Let’s see the code below:

#include <iostream>
using namespace std;

int main()
{
   int n1, n2, n3, n4, n5;
   cout << "The 5 integer numbers are: ";
   // taking the 5 numbers from the user
   cin >> n1 >> n2 >> n3 >> n4 >> n5;

   // max and min variable initialised with the first number
   int max = n1, min = n1;

   if (n2 > max)
       max = n2;
   else if (n2 < min)
       min = n2;

   if (n3 > max)
       max = n3;
   else if (n3 < min)
       min = n3;

   if (n4 > max)
       max = n4;
   else if (n4 < min)
       min = n4;

   if (n5 > max)
       max = n5;
   else if (n5 < min)
       min = n5;

   cout << "The maximum number is " << max << endl;
   cout << "The minimum number is " << min << endl;
   
   return 0;
}
Finding the maximum number using the max and min variables

We now have two variables called min and max and use the same logic as when finding the maximum number. We used if-else in our code to first check if each number was greater than max and then updated it. In else, we compared the same number with min only if that number was not greater than max.
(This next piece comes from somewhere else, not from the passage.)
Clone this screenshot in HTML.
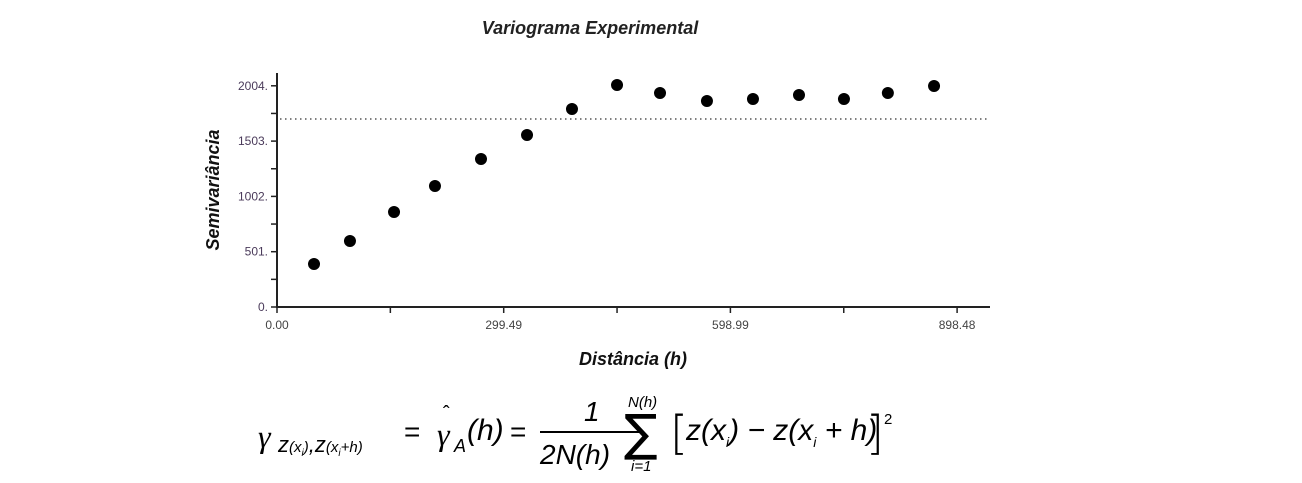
<!DOCTYPE html>
<html><head><meta charset="utf-8"><style>
body{margin:0;background:#fff;width:1302px;height:483px;overflow:hidden;position:relative;font-family:"Liberation Sans",Arial,sans-serif}
.f{position:absolute;font-family:"Liberation Sans",Arial,sans-serif;white-space:nowrap;color:#000;line-height:1}
</style></head><body>
<svg id="chart" width="1302" height="483" style="position:absolute;left:0;top:0">
<text x="590" y="34" text-anchor="middle" font-size="18" font-weight="bold" font-style="italic" fill="#222">Variograma Experimental</text>
<text x="633" y="365" text-anchor="middle" font-size="18" font-weight="bold" font-style="italic" fill="#111">Distância (h)</text>
<text transform="translate(219,190) rotate(-90)" text-anchor="middle" font-size="18" font-weight="bold" font-style="italic" fill="#111">Semivariância</text>
<g id="axes"></g><g id="marks"></g>
</svg>
<div>
<span class="f" style="left:258px;top:420px;font-size:32px;font-family:'Liberation Serif',serif;font-style:italic">γ</span>
<span class="f" style="left:278px;top:434px;font-size:22px;font-style:italic">z<span style="font-size:15px">(x<sub style="font-size:10px">i</sub>)</span>,z<span style="font-size:15px">(x<sub style="font-size:10px">i</sub>+h)</span></span>
<span class="f" style="left:404px;top:418px;font-size:28px">=</span>
<span class="f" style="left:437px;top:418px;font-size:32px;font-family:'Liberation Serif',serif;font-style:italic">γ</span>
<span class="f" style="left:443px;top:404px;font-size:20px">ˆ</span>
<span class="f" style="left:454px;top:437px;font-size:18px;font-style:italic">A</span>
<span class="f" style="left:467px;top:416px;font-size:30px;font-style:italic">(h)</span>
<span class="f" style="left:510px;top:418px;font-size:28px">=</span>
<span class="f" style="left:584px;top:398px;font-size:28px;font-style:italic">1</span>
<div style="position:absolute;left:540px;top:431px;width:103px;height:2px;background:#000"></div>
<span class="f" style="left:540px;top:441px;font-size:28px;font-style:italic">2N(h)</span>
<span class="f" style="left:628px;top:395px;font-size:15px;font-style:italic">N(h)</span>
<span class="f" style="left:624px;top:408px;font-size:50px;font-family:'DejaVu Sans',sans-serif">∑</span>
<span class="f" style="left:631px;top:459px;font-size:15px;font-style:italic">i=1</span>
<span class="f" style="left:670px;top:410px;font-size:46px;font-family:'DejaVu Sans',sans-serif;font-weight:300">[</span>
<span class="f" style="left:686px;top:416px;font-size:30px;font-style:italic">z(x<sub style="font-size:14px">i</sub>) − z(x<sub style="font-size:14px">i</sub> + h)</span>
<span class="f" style="left:866px;top:410px;font-size:46px;font-family:'DejaVu Sans',sans-serif;font-weight:300">]</span>
<span class="f" style="left:884px;top:412px;font-size:15px">2</span>
</div>
<script>
const yTicks=[0,501,1002,1503,2004];
const yLabels=["0.","501.","1002.","1503.","2004."];
const xTicks=[0,299.49,598.99,898.48];
const xLabels=["0.00","299.49","598.99","898.48"];
const lagDist=[48.9,96.4,154.6,208.7,269.5,330.3,389.7,449.2,506,568,628.8,689.6,749,807,868];
const semivar=[390,598,861,1096,1341,1558,1794,2011,1939,1866,1884,1921,1884,1939,2002];
const sill=[1703];
const NS="http://www.w3.org/2000/svg";
const X=v=>277+v*(226.7/299.49), Y=v=>307-v*(55.3/501);
const ax=document.getElementById('axes'), mk=document.getElementById('marks');
function mkEl(t,a,p){const e=document.createElementNS(NS,t);for(const k in a)e.setAttribute(k,a[k]);p.appendChild(e);return e;}
let l=mkEl('line',{x1:277,y1:73,x2:277,y2:308,stroke:'#222','stroke-width':2},ax);


l=mkEl('line',{x1:276,y1:307,x2:990,y2:307,stroke:'#222','stroke-width':2},ax);


for(let v=0;v<=yTicks[yTicks.length-1]+1;v+=250.5){mkEl('line',{x1:271,y1:Y(v),x2:277,y2:Y(v),stroke:'#222','stroke-width':1.5},ax);}
for(let v=0;v<=xTicks[xTicks.length-1]+1;v+=149.745){mkEl('line',{x1:X(v),y1:307,x2:X(v),y2:313,stroke:'#222','stroke-width':1.5},ax);}
yTicks.forEach((v,i)=>{const t=mkEl('text',{x:268,y:Y(v)+4,'text-anchor':'end','font-size':12,fill:'#4a3a5a'},ax);t.textContent=yLabels[i];

});
xTicks.forEach((v,i)=>{const t=mkEl('text',{x:X(v),y:329,'text-anchor':'middle','font-size':12,fill:'#444'},ax);t.textContent=xLabels[i];

});
l=mkEl('line',{x1:280,y1:Y(sill[0]),x2:990,y2:Y(sill[0]),stroke:'#333','stroke-width':1.3,'stroke-dasharray':'1.5 3.5'},mk);


lagDist.forEach((d,i)=>{const c=mkEl('circle',{cx:X(d),cy:Y(semivar[i]),r:6,fill:'#000'},mk);

});
</script>
</body></html>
Again, note how we did not use any curly braces {} after the if and else conditions and the code still executed fine.

Exercise 3: Finding the minimum and maximum number simultaneously

First refine the above program to work in the loop (for five numbers), and then extend your program to find the minimum and maximum number out of k integer numbers.

#include <iostream>
using namespace std;

int main()
{
   int k, max, min, num;
   // Write your code here.





   cout << "The maximum number is " << max << endl;
   cout << "The minimum number is " << min << endl;
   
   return 0;
}
Finding the maximum number using the max and min variables

We hope you enjoyed this problem solving walk-through. We could have come up with the optimized solution at the start, but we wanted you to understand why and how we discovered the natural process of the final solution with loops, which is not a trivial journey and requires a leap of mental progress. We will keep discovering this in the coming lessons.